* PROBLEM TO WORK ON
Write out the data again exactly, skipping every picture.

-- Start --

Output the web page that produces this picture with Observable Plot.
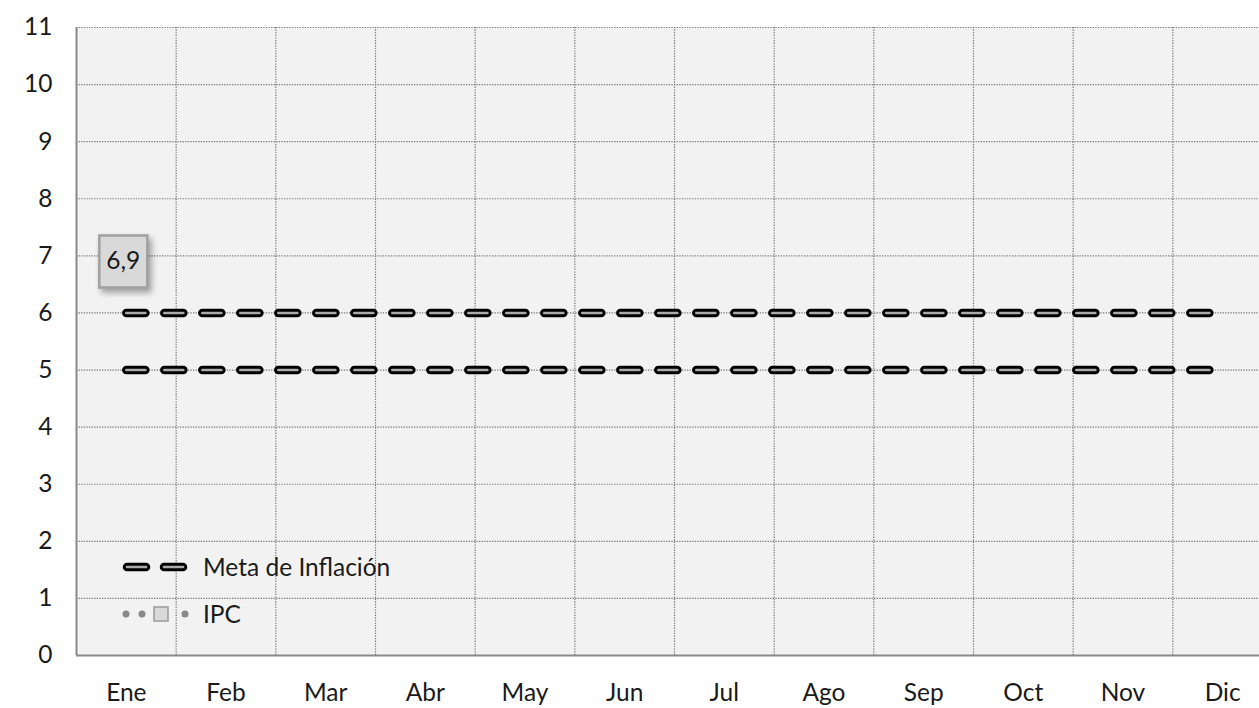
<!DOCTYPE html>
<html><head><meta charset="utf-8">
<script src="https://cdn.jsdelivr.net/npm/d3@7"></script>
<script src="https://cdn.jsdelivr.net/npm/@observablehq/plot@0.6"></script>
<style>
html,body{margin:0;padding:0;background:#fff;overflow:hidden;width:1259px;height:708px;}
#chart{position:relative;width:1275px;}
#chart svg{max-width:none !important;}
</style></head>
<body><div id="chart"></div>
<script>
const months = ["Ene","Feb","Mar","Abr","May","Jun","Jul","Ago","Sep","Oct","Nov","Dic"];
const metaLow = [5,5,5,5,5,5,5,5,5,5,5,5];
const metaHigh = [6,6,6,6,6,6,6,6,6,6,6,6];
const ipc = [6.9,null,null,null,null,null,null,null,null,null,null,null];
const ipcLabels = ["6,9"];
const yTicks = [0,1,2,3,4,5,6,7,8,9,10,11];
const seriesNames = ["Meta de Inflación","IPC"];

const FONT = "Lato, 'Open Sans', sans-serif";
const FS = 24.5;
const pos = months.map((m,i)=>i+0.5);
const bounds = d3.range(1,12);
const meta = [];
months.forEach((m,i)=>{meta.push({x:i+0.5,y:metaLow[i],s:"low"});});
months.forEach((m,i)=>{meta.push({x:i+0.5,y:metaHigh[i],s:"high"});});
const ipcData = months.map((m,i)=>({x:i+0.5,y:ipc[i],label: ipc[i]==null?null:ipcLabels[i]})).filter(d=>d.y!=null);

const boxSymbol = {draw(ctx){ctx.moveTo(-24,-26);ctx.lineTo(24,-26);ctx.lineTo(24,26);ctx.lineTo(-24,26);ctx.closePath();}};
const dashStyle = {strokeDasharray:"19,19", strokeLinecap:"round"};

const chart = Plot.plot({
  width:1275, height:708,
  marginLeft:76, marginRight:3, marginTop:27, marginBottom:53,
  style:{fontFamily:FONT, fontSize:FS+"px", color:"#1a1a1a", background:"transparent", overflow:"visible", maxWidth:"none"},
  x:{domain:[0,12], axis:null},
  y:{domain:[0,11], axis:null},
  marks:[
    Plot.frame({fill:"#f2f2f2", stroke:null}),
    Plot.ruleY(yTicks.slice(1), {stroke:"#777", strokeWidth:1.2, strokeDasharray:"1.3,1.3"}),
    Plot.ruleX(bounds, {stroke:"#777", strokeWidth:1.2, strokeDasharray:"1.3,1.3"}),
    Plot.ruleX([0], {stroke:"#8a8a8a", strokeWidth:2}),
    Plot.ruleY([0], {stroke:"#8a8a8a", strokeWidth:2}),
    Plot.axisY(yTicks, {label:null, tickSize:0, tickPadding:24, fontSize:FS, fill:"#1a1a1a", tickFormat:d=>String(d)}),
    Plot.axisX(pos, {label:null, tickSize:0, tickPadding:28, fontSize:FS, fill:"#1a1a1a", tickFormat:(d)=>months[Math.round(d-0.5)]}),
    Plot.line(meta, {x:"x", y:"y", z:"s", stroke:"#000", strokeWidth:8.5, ...dashStyle}),
    Plot.line(meta, {x:"x", y:"y", z:"s", stroke:"#ababab", strokeWidth:2.6, ...dashStyle}),
    Plot.line(ipcData, {x:"x", y:"y", stroke:"#888", strokeWidth:7, strokeDasharray:"0,16", strokeLinecap:"round"}),
    Plot.dot(ipcData, {x:"x", y:"y", dx:-3, symbol:boxSymbol, fill:"#d9d9d9", stroke:"#a0a0a0", strokeWidth:2.5, r:5}),
    Plot.text(ipcData, {x:"x", y:"y", dx:-3, text:"label", fontSize:FS, fill:"#1a1a1a"})
  ]
});
document.getElementById("chart").appendChild(chart);
const svg = d3.select(chart);
svg.selectAll("g[aria-label=dot] path").style("filter","drop-shadow(3px 4px 3px rgba(0,0,0,0.35))");

// legend inside plot area
const lg = svg.append("g").attr("text-anchor","start");
const ly1 = 567, ly2 = 614;
[[127,146],[164,183]].forEach(([a,b])=>{
  lg.append("line").attr("x1",a).attr("x2",b).attr("y1",ly1).attr("y2",ly1).attr("stroke","#000").attr("stroke-width",8.5).attr("stroke-linecap","round");
  lg.append("line").attr("x1",a).attr("x2",b).attr("y1",ly1).attr("y2",ly1).attr("stroke","#ababab").attr("stroke-width",2.6).attr("stroke-linecap","round");
});
[126,142,185].forEach(cx=>lg.append("circle").attr("cx",cx).attr("cy",ly2).attr("r",3.5).attr("fill","#888"));
lg.append("rect").attr("x",154).attr("y",ly2-7).attr("width",14).attr("height",14).attr("fill","#d9d9d9").attr("stroke","#999").attr("stroke-width",1.5);
lg.append("text").attr("x",203).attr("y",ly1).attr("dy","0.35em").attr("text-anchor","start").attr("font-family",FONT).attr("font-size",FS).attr("fill","#1a1a1a").text(seriesNames[0]);
lg.append("text").attr("x",203).attr("y",ly2).attr("dy","0.35em").attr("text-anchor","start").attr("font-family",FONT).attr("font-size",FS).attr("fill","#1a1a1a").text(seriesNames[1]);
</script></body></html>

-- End --

* OUTPUT BELOW
Output the web page that produces this picture with Observable Plot.
<!DOCTYPE html>
<html><head><meta charset="utf-8">
<script src="https://cdn.jsdelivr.net/npm/d3@7"></script>
<script src="https://cdn.jsdelivr.net/npm/@observablehq/plot@0.6"></script>
<style>
html,body{margin:0;padding:0;background:#fff;overflow:hidden;width:1259px;height:708px;}
#chart{position:relative;width:1275px;}
#chart svg{max-width:none !important;}
</style></head>
<body><div id="chart"></div>
<script>
const months = ["Ene","Feb","Mar","Abr","May","Jun","Jul","Ago","Sep","Oct","Nov","Dic"];
const metaLow = [5,5,5,5,5,5,5,5,5,5,5,5];
const metaHigh = [6,6,6,6,6,6,6,6,6,6,6,6];
const ipc = [6.9,null,null,null,null,null,null,null,null,null,null,null];
const ipcLabels = ["6,9"];
const yTicks = [0,1,2,3,4,5,6,7,8,9,10,11];
const seriesNames = ["Meta de Inflación","IPC"];

const FONT = "Lato, 'Open Sans', sans-serif";
const FS = 24.5;
const pos = months.map((m,i)=>i+0.5);
const bounds = d3.range(1,12);
const meta = [];
months.forEach((m,i)=>{meta.push({x:i+0.5,y:metaLow[i],s:"low"});});
months.forEach((m,i)=>{meta.push({x:i+0.5,y:metaHigh[i],s:"high"});});
const ipcData = months.map((m,i)=>({x:i+0.5,y:ipc[i],label: ipc[i]==null?null:ipcLabels[i]})).filter(d=>d.y!=null);

const boxSymbol = {draw(ctx){ctx.moveTo(-24,-26);ctx.lineTo(24,-26);ctx.lineTo(24,26);ctx.lineTo(-24,26);ctx.closePath();}};
const dashStyle = {strokeDasharray:"19,19", strokeLinecap:"round"};

const chart = Plot.plot({
  width:1275, height:708,
  marginLeft:76, marginRight:3, marginTop:27, marginBottom:53,
  style:{fontFamily:FONT, fontSize:FS+"px", color:"#1a1a1a", background:"transparent", overflow:"visible", maxWidth:"none"},
  x:{domain:[0,12], axis:null},
  y:{domain:[0,11], axis:null},
  marks:[
    Plot.frame({fill:"#f2f2f2", stroke:null}),
    Plot.ruleY(yTicks.slice(1), {stroke:"#777", strokeWidth:1.2, strokeDasharray:"1.3,1.3"}),
    Plot.ruleX(bounds, {stroke:"#777", strokeWidth:1.2, strokeDasharray:"1.3,1.3"}),
    Plot.ruleX([0], {stroke:"#8a8a8a", strokeWidth:2}),
    Plot.ruleY([0], {stroke:"#8a8a8a", strokeWidth:2}),
    Plot.axisY(yTicks, {label:null, tickSize:0, tickPadding:24, fontSize:FS, fill:"#1a1a1a", tickFormat:d=>String(d)}),
    Plot.axisX(pos, {label:null, tickSize:0, tickPadding:28, fontSize:FS, fill:"#1a1a1a", tickFormat:(d)=>months[Math.round(d-0.5)]}),
    Plot.line(meta, {x:"x", y:"y", z:"s", stroke:"#000", strokeWidth:8.5, ...dashStyle}),
    Plot.line(meta, {x:"x", y:"y", z:"s", stroke:"#ababab", strokeWidth:2.6, ...dashStyle}),
    Plot.line(ipcData, {x:"x", y:"y", stroke:"#888", strokeWidth:7, strokeDasharray:"0,16", strokeLinecap:"round"}),
    Plot.dot(ipcData, {x:"x", y:"y", dx:-3, symbol:boxSymbol, fill:"#d9d9d9", stroke:"#a0a0a0", strokeWidth:2.5, r:5}),
    Plot.text(ipcData, {x:"x", y:"y", dx:-3, text:"label", fontSize:FS, fill:"#1a1a1a"})
  ]
});
document.getElementById("chart").appendChild(chart);
const svg = d3.select(chart);
svg.selectAll("g[aria-label=dot] path").style("filter","drop-shadow(3px 4px 3px rgba(0,0,0,0.35))");

// legend inside plot area
const lg = svg.append("g").attr("text-anchor","start");
const ly1 = 567, ly2 = 614;
[[127,146],[164,183]].forEach(([a,b])=>{
  lg.append("line").attr("x1",a).attr("x2",b).attr("y1",ly1).attr("y2",ly1).attr("stroke","#000").attr("stroke-width",8.5).attr("stroke-linecap","round");
  lg.append("line").attr("x1",a).attr("x2",b).attr("y1",ly1).attr("y2",ly1).attr("stroke","#ababab").attr("stroke-width",2.6).attr("stroke-linecap","round");
});
[126,142,185].forEach(cx=>lg.append("circle").attr("cx",cx).attr("cy",ly2).attr("r",3.5).attr("fill","#888"));
lg.append("rect").attr("x",154).attr("y",ly2-7).attr("width",14).attr("height",14).attr("fill","#d9d9d9").attr("stroke","#999").attr("stroke-width",1.5);
lg.append("text").attr("x",203).attr("y",ly1).attr("dy","0.35em").attr("text-anchor","start").attr("font-family",FONT).attr("font-size",FS).attr("fill","#1a1a1a").text(seriesNames[0]);
lg.append("text").attr("x",203).attr("y",ly2).attr("dy","0.35em").attr("text-anchor","start").attr("font-family",FONT).attr("font-size",FS).attr("fill","#1a1a1a").text(seriesNames[1]);
</script></body></html>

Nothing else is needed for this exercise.